Two students, Caleb Johnson and Jonathan Helton, were awarded scholarships for their research and writing. Johnson, a history major from Henderson, Tennessee, received a Benedict Scholarship to be used for graduate study. His essay titled, “What Can I do? The Extraordinary Influences of Three Ordinary Men: Mohandas Ghandi, Martin Luther King, Jr. and Nelson Mandela,” was written for Dr. Corey Markum’s Research and Writing II class. Johnson also won a separate regional Alpha Chi Scholarship.
Helton, a law and politics major from Old Hickory, Tennessee, received a Nolle Scholarship for rising seniors. His research essay, “The Second Vietnam War: A Critical Review of USDA Catfish Inspections,” was written for Dr. Loren Warf’s Advanced Composition class.

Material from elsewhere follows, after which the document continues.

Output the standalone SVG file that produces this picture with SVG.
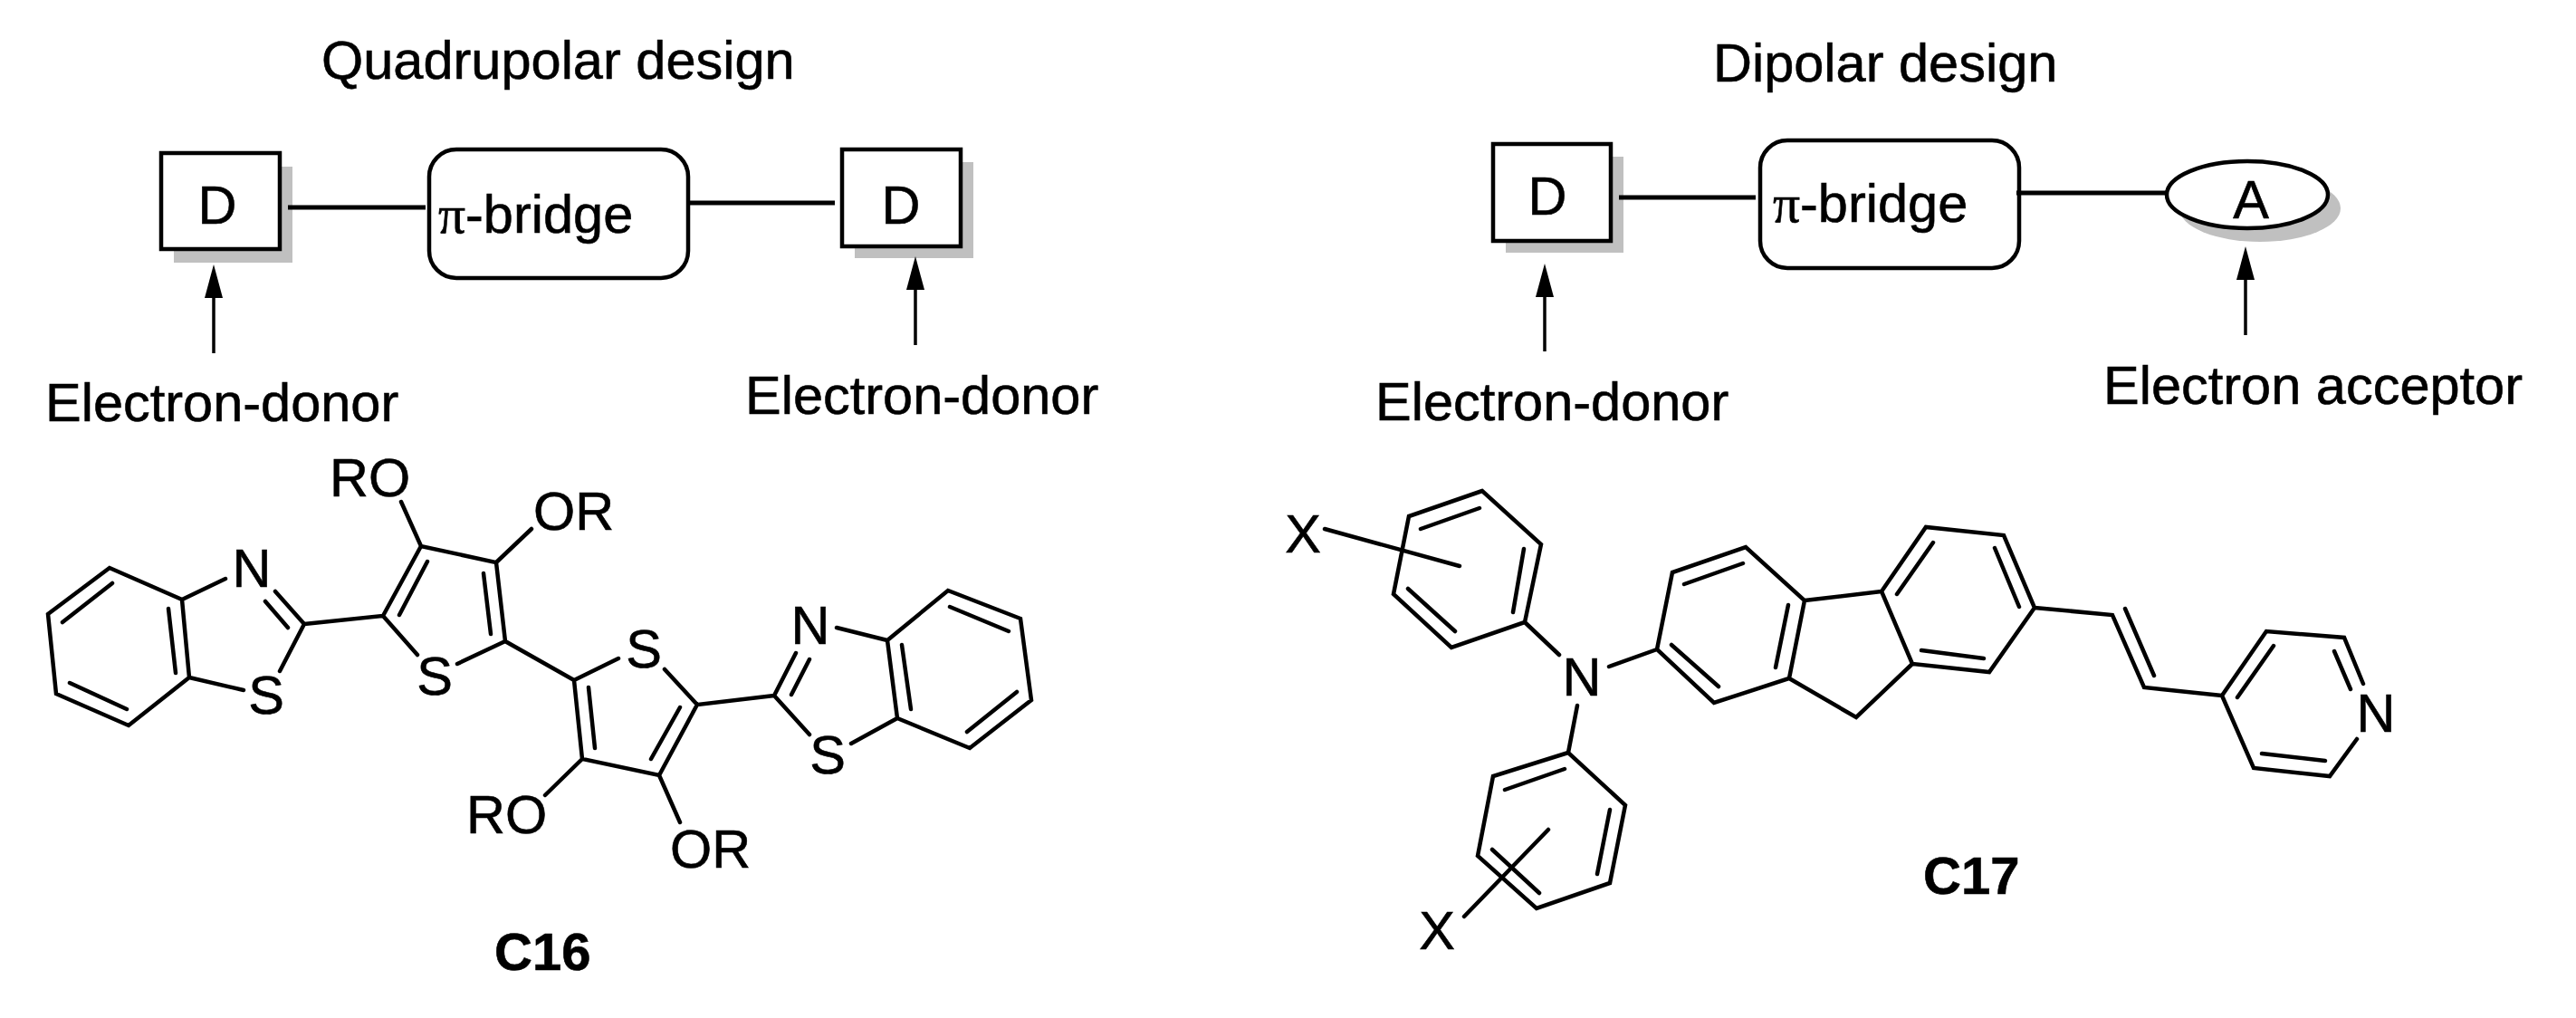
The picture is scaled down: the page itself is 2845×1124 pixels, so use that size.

Each year Alpha Chi awards 12 scholarships to juniors who will be returning for their senior year and 12 scholarships to graduating students who will enter graduate or professional school in the fall. Each chapter is eligible to nominate two students for these very competitive awards. Nominees must present a substantial sample of their research writing as well as faculty recommendation. This year marked the first time that both of FHU’s chapter nominees were awarded scholarships.
Thirteen members of Alpha Chi National College Honor Society received prizes for giving the best scholarly, creative or artistic presentations in their fields. Two Freed-Hardeman students, John Parigger and Jewell July, were among those receiving cash prizes.
Parigger, a psychology major from Manchester, Tennessee, won the prize for psychology for his presentation titled, “Can Time Perspective and Self-Regulatory Fatigue Predict Social Well-Being?” It was based upon research he conducted with Dr. Chris Creecy and several classmates. It has been published in Alpha Chi’s journal, Aletheia.
July, an English major from Rankin, Michigan, received the American Literature prize for her presentation titled “This Land Was Our Land: Home and Cultural Exchange in Native American Poetry.” Her presentation was based on a section from her honors thesis, which she defended in November.
Alpha Chi has been invested in the scholarly pursuits of its student members since 1922, and now annually awards 26 scholarships and fellowships totaling $74,000, to student members who submit their work to a rigorous, national competition. Awards will be sent to recipients this fall upon verification of their full-time enrollment in fall classes.
Juniors, seniors and graduate students from all disciplines who are in the top ten percent of their classes are invited to membership in Alpha Chi. Active on nearly 300 campuses nationwide, chapters induct approximately 10,000 students annually. Since the Society’s founding in 1922, Alpha Chi members have dedicated themselves to “making scholarship effective for good.”